Den nächstgrößeren Posten an betroffenen Führungsformen stellen ampelgesicherte Übergänge dar (24, davon 7 Eisenbahn, 17 Straßenbahn), die bis auf 3 Ausnahmen allesamt innerhalb geschlossener Ortschaften liegen.
In insgesamt 18 Fällen war der Unfallort dem Text bzw. eingebetteten Fotos in den Pressemeldungen nach zu schließen an Stellen, die weder durch Schranken, Ampeln oder Drängelgitter (s.u.) abgesichert waren. Bei den 10 Eisenbahnquerungen scheint es sich um verkehrsarme Nebenstrecken der Bahn zu handeln, bei denen gleichzeitig die Querung von einem (Rad-)Weg ohne öffentlichen KFZ-Verkehr erfolgte. Die 8 Straßenbahnquerungen lagen ebenfalls außerhalb von Knotenpunkten des KFZ-Verkehrs.
Problem Drängelgitter?
Drängelgitter-gesicherte Querungen stellen mit 13 ausnahmslos innerörtlichen Schienenquerungsunfällen lediglich knapp 1/7 aller Unfälle diesen Typs. Da sie ausnahmslos innerorts Verwendung finden, beträgt der Anteil an den 77 innerörtlichen Querungsunfällen allerdings mit 16,9% gut 1/6.

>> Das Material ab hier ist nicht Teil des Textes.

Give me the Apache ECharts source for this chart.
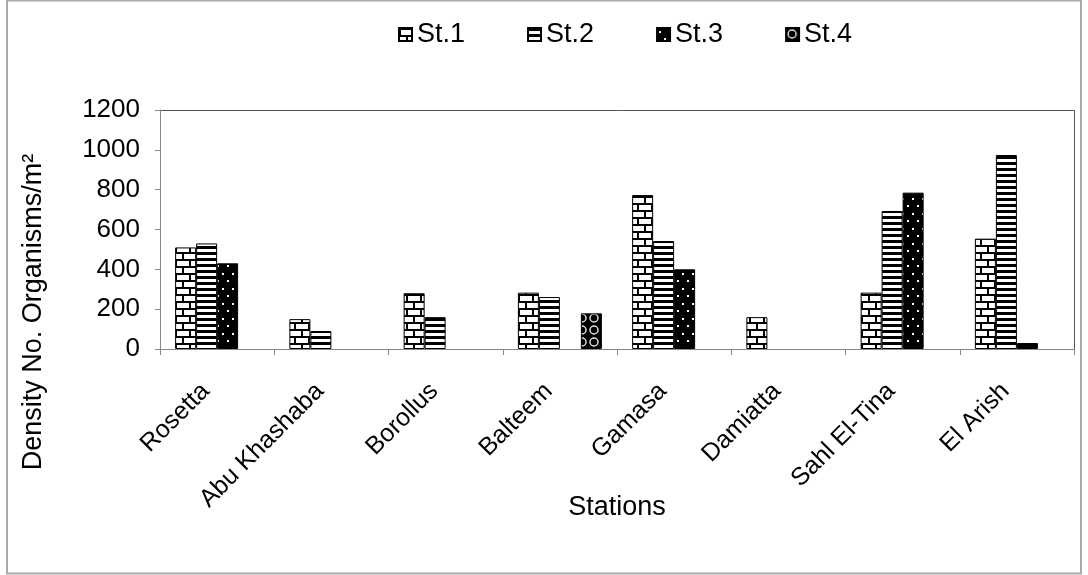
<!DOCTYPE html>
<html><head><meta charset="utf-8">
<script src="https://cdn.jsdelivr.net/npm/echarts@6/dist/echarts.min.js"></script>
<style>html,body{margin:0;padding:0;background:#fff}#c{width:1088px;height:575px}</style>
</head><body><div id="c"></div>
<script>
const categories = ['Rosetta','Abu Khashaba','Borollus','Balteem','Gamasa','Damiatta','Sahl El-Tina','El Arish'];
const seriesNames = ['St.1','St.2','St.3','St.4'];
const st1 = [510, 150, 280, 283, 773, 160, 283, 554];
const st2 = [530, 90, 160, 261, 542, null, 693, 974];
const st3 = [430, null, null, null, 400, null, 785, 30];
const st4 = [null, null, null, 179, null, null, null, null];
const yTicks = [0, 200, 400, 600, 800, 1000, 1200];
const yTitle = 'Density No. Organisms/m²';
const xTitle = 'Stations';

function mk(w, h, draw) {
  const c = document.createElement('canvas'); c.width = w; c.height = h;
  const g = c.getContext('2d'); draw(g, w, h); return c;
}
const brick = mk(14, 14, (g) => {
  g.fillStyle = '#fff'; g.fillRect(0,0,14,14);
  g.fillStyle = '#000';
  g.fillRect(0,0,14,2); g.fillRect(0,7,14,2);
  g.fillRect(0,0,2,7); g.fillRect(7,7,2,7);
});
const stripes = mk(6, 6, (g) => {
  g.fillStyle = '#fff'; g.fillRect(0,0,6,6);
  g.fillStyle = '#000'; g.fillRect(0,0,6,3);
});
const dots = mk(10, 15, (g) => {
  g.fillStyle = '#000'; g.fillRect(0,0,10,15);
  g.fillStyle = '#fff'; g.fillRect(2,3,2,2); g.fillRect(7,10,2,2);
});
const circles = mk(12, 12, (g) => {
  g.fillStyle = '#000'; g.fillRect(0,0,12,12);
  g.strokeStyle = '#ddd'; g.lineWidth = 1.5;
  g.beginPath(); g.arc(6,6,4,0,Math.PI*2); g.stroke();
});
const pats = [brick, stripes, dots, circles];
const datas = [st1, st2, st3, st4];
const FONT = 'Liberation Sans, Arial, sans-serif';

const chart = echarts.init(document.getElementById('c'));
chart.setOption({
  animation: false,
  backgroundColor: '#fff',
  graphic: [
    {type:'rect', shape:{x:7,y:0.5,width:1074,height:573}, style:{fill:null, stroke:'#aaa', lineWidth:2}, silent:true},
    {type:'polyline', shape:{points:[[160,110.5],[1074.5,110.5],[1074.5,349]]}, style:{fill:null, stroke:'#555', lineWidth:1}, silent:true},
    {type:'text', x:34, y:312, rotation: Math.PI/2, silent:true,
     style:{text: yTitle, align:'center', verticalAlign:'middle', fill:'#000', font: '27px ' + FONT}}
  ],
  legend: {
    top: 16, left: 393, itemWidth: 13, itemHeight: 13, itemGap: 62, icon: 'rect',
    textStyle: {fontFamily: FONT, fontSize: 27, color: '#000', padding: [0,0,0,0]},
    data: seriesNames
  },
  grid: {left: 160, right: 14, top: 110, bottom: 226, containLabel: false},
  xAxis: {
    type: 'category', data: categories,
    name: xTitle, nameLocation: 'middle', nameGap: 145, nameMoveOverlap: false,
    nameTextStyle: {fontFamily: FONT, fontSize: 27, color: '#000'},
    axisLine: {lineStyle: {color: '#888'}},
    axisTick: {show: true, alignWithLabel: false, length: 6, lineStyle: {color: '#888'}},
    axisLabel: {rotate: 45, fontFamily: FONT, fontSize: 25, color: '#000', margin: 27, padding: [0, 16, 0, 0]}
  },
  yAxis: {
    type: 'value', min: 0, max: 1200, interval: 200,
    axisLine: {show: true, lineStyle: {color: '#888'}},
    axisTick: {show: true, length: 5, lineStyle: {color: '#888'}},
    splitLine: {show: false},
    axisLabel: {fontFamily: FONT, fontSize: 26, color: '#000', margin: 20,
      formatter: (v) => yTicks.includes(v) ? String(v) : ''}
  },
  series: seriesNames.map((n, i) => ({
    name: n, type: 'bar', data: datas[i], barWidth: 21, barGap: '0%',
    itemStyle: {color: {image: pats[i], repeat: 'repeat'}, borderColor: '#000', borderWidth: 1}
  }))
});
</script></body></html>
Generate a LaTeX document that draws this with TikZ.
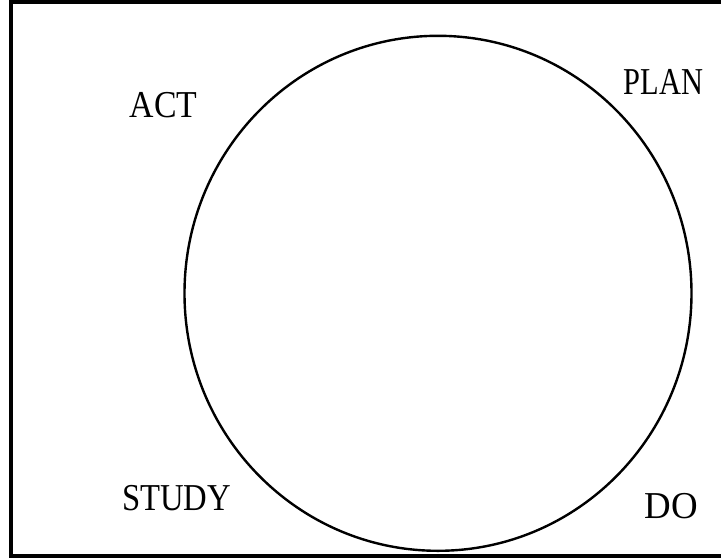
\documentclass[tikz,border=0pt]{standalone}
\usepackage{fontspec}
\setmainfont{Liberation Serif}
\begin{document}
\begin{tikzpicture}[x=1pt,y=-1pt,
  lbl/.style={font=\fontsize{38}{42}\selectfont, inner sep=0pt, anchor=center},
  frame/.style={line width=4pt},
  ring/.style={line width=2.4pt}]
\useasboundingbox (0,0) rectangle (721,558);
\fill[white] (0,0) rectangle (721,558);
\draw[frame] (730,2) -- (11,2) -- (11,556) -- (730,556);
\draw[ring] (438,293.3) ellipse [x radius=253.5, y radius=257.5];
\node[lbl, xscale=0.89] (act) at (163.5,105.5) {ACT};
\node[lbl, xscale=0.80] (plan) at (663.5,81.5) {PLAN};
\node[lbl, xscale=0.86] (study) at (176.5,498) {STUDY};
\node[lbl, xscale=0.97] (do) at (671.5,506) {DO};
\end{tikzpicture}
\end{document}
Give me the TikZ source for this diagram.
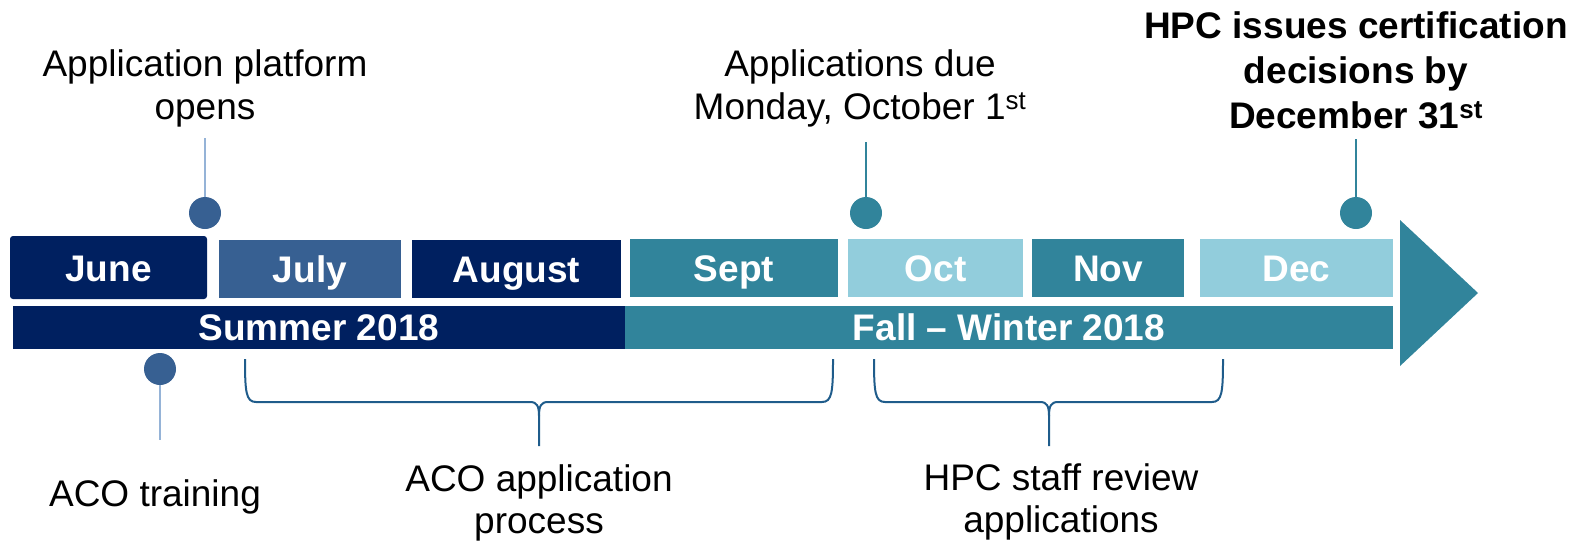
\documentclass[tikz,border=0pt]{standalone}
\usepackage{fontspec}
\setmainfont{Liberation Sans}
\definecolor{navy}{HTML}{002060}
\definecolor{steel}{HTML}{376092}
\definecolor{teal}{HTML}{31849B}
\definecolor{lightteal}{HTML}{92CDDC}
\definecolor{pinlight}{HTML}{95B3D7}
\definecolor{bracecol}{HTML}{1F5C8B}
\tikzset{
  month/.style={fill=#1, inner sep=0pt, text=white, font=\fontsize{37}{43}\selectfont\bfseries, text height=27pt, text depth=0pt},
  season/.style={fill=#1, inner sep=0pt, text=white, font=\fontsize{37}{43}\selectfont\bfseries, text height=26pt, text depth=0pt},
  lbl/.style={anchor=base, inner sep=0pt, text=black, font=\fontsize{37}{43}\selectfont},
  blbl/.style={anchor=base, inner sep=0pt, text=black, font=\fontsize{37}{43}\selectfont\bfseries},
  dot/.style={circle, fill=#1, inner sep=0pt, minimum size=32pt},
  pin/.style={draw=#1, line width=2pt},
  bracket/.style={draw=bracecol, line width=2pt, line join=round}
}
\begin{document}
\begin{tikzpicture}[x=1pt, y=-1pt]
\useasboundingbox (0,0) rectangle (1586,544);
% season bars
\node[season=navy, minimum width=612pt, minimum height=43pt] (summer) at (319,327.5) {Summer 2018};
\node[season=teal, minimum width=768pt, minimum height=43pt] (fall) at (1009,327.5) {Fall -- Winter 2018};
% arrow head
\fill[teal] (1400,220) -- (1478,293) -- (1400,366) -- cycle;
% months
\node[month=navy, minimum width=197pt, minimum height=63pt, rounded corners=3pt] (june) at (108.5,267.5) {June};
\node[month=steel, minimum width=182pt, minimum height=58pt] (july) at (310,269) {July};
\node[month=navy, minimum width=209pt, minimum height=58pt] (aug) at (516.5,269) {August};
\node[month=teal, minimum width=208pt, minimum height=58pt] (sept) at (734,268) {Sept};
\node[month=lightteal, minimum width=175pt, minimum height=58pt] (oct) at (935.5,268) {Oct};
\node[month=teal, minimum width=152pt, minimum height=58pt] (nov) at (1108,268) {Nov};
\node[month=lightteal, minimum width=193pt, minimum height=58pt] (dec) at (1296.5,268) {Dec};
% pins
\node[dot=steel] (dplat) at (205,213) {};
\coordinate (tplat) at (205,138);
\draw[pin=pinlight] (tplat) -- (dplat);
\node[dot=teal] (ddue) at (866,213) {};
\coordinate (tdue) at (866,142);
\draw[pin=teal] (tdue) -- (ddue);
\node[dot=teal] (dhpc) at (1356,213) {};
\coordinate (thpc) at (1356,139);
\draw[pin=teal] (thpc) -- (dhpc);
\node[dot=steel] (dtrain) at (160,369) {};
\coordinate (btrain) at (160,440);
\draw[pin=pinlight] (dtrain) -- (btrain);
% brackets
\draw[bracket] (245,359) .. controls (245,392) and (246,402) .. (256,402)
  -- (530,402) .. controls (537,402) and (539,406) .. (539,416) -- (539,446);
\draw[bracket] (833,359) .. controls (833,392) and (832,402) .. (822,402)
  -- (548,402) .. controls (541,402) and (539,406) .. (539,416);
\draw[bracket] (874,359) .. controls (874,392) and (875,402) .. (885,402)
  -- (1040,402) .. controls (1047,402) and (1049,406) .. (1049,416) -- (1049,446);
\draw[bracket] (1223,359) .. controls (1223,392) and (1222,402) .. (1212,402)
  -- (1058,402) .. controls (1051,402) and (1049,406) .. (1049,416);
% labels
\node[lbl] (plat1) at (205,76) {Application platform};
\node[lbl] (plat2) at (205,119) {opens};
\node[lbl] (due1) at (860,76) {Applications due};
\node[lbl] (due2) at (860,119) {Monday, October 1\textsuperscript{st}};
\node[blbl] (hpc1) at (1356,38) {HPC issues certification};
\node[blbl] (hpc2) at (1356,83) {decisions by};
\node[blbl] (hpc3) at (1356,128) {December 31\textsuperscript{st}};
\node[lbl] (train) at (155,506) {ACO training};
\node[lbl] (proc1) at (539,491) {ACO application};
\node[lbl] (proc2) at (539,533) {process};
\node[lbl] (rev1) at (1061,490) {HPC staff review};
\node[lbl] (rev2) at (1061,532) {applications};
\end{tikzpicture}
\end{document}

In zwei der Fälle gab es zusätzlich eine sichernde Signalisierung (gelbes Blinklicht bzw. Rot). Ich glaube allerdings nicht, dass Drängelgitter 1/6 aller niveaugleichen innerörtlichen Knotenpunkte von Straßen mit dem Schienenverkehr ausmachen. Im Gegenteil, es spricht Vieles dafür, dass Drängelgitter das Unfallrisiko im Vergleich zur Sicherung durch Schranken oder Lichtzeichen dramatisch erhöhen. Ganz offensichtlich lenkt die koordinative Herausforderung des Durchschlängelns die radfahrenden Passanten von der Beachtung des herannahenden Zugverkehrs stärker ab, als dies bei offeneren Führungsformen der Fall ist. Ob dies eine Spezialität des mitgeführten Zweirades ist, oder ob Drängelgitter diesen Effekt auch auf Fußgänger ausüben, vermag ich natürlich nicht zu sagen. Dass die Ablenkung wohl auch mit der eingeschränkten kognitiven Kapazität älterer Menschen zu tun hat, kann man aus dem Umstand ablesen, dass die Opfer von Kollisionen an Drängelgittern einen um 5 Jahre höheren Altersdurchschnitt besitzen als das unterdurchschnittlich junge Kollektiv der radelnden Bahn-Opfer.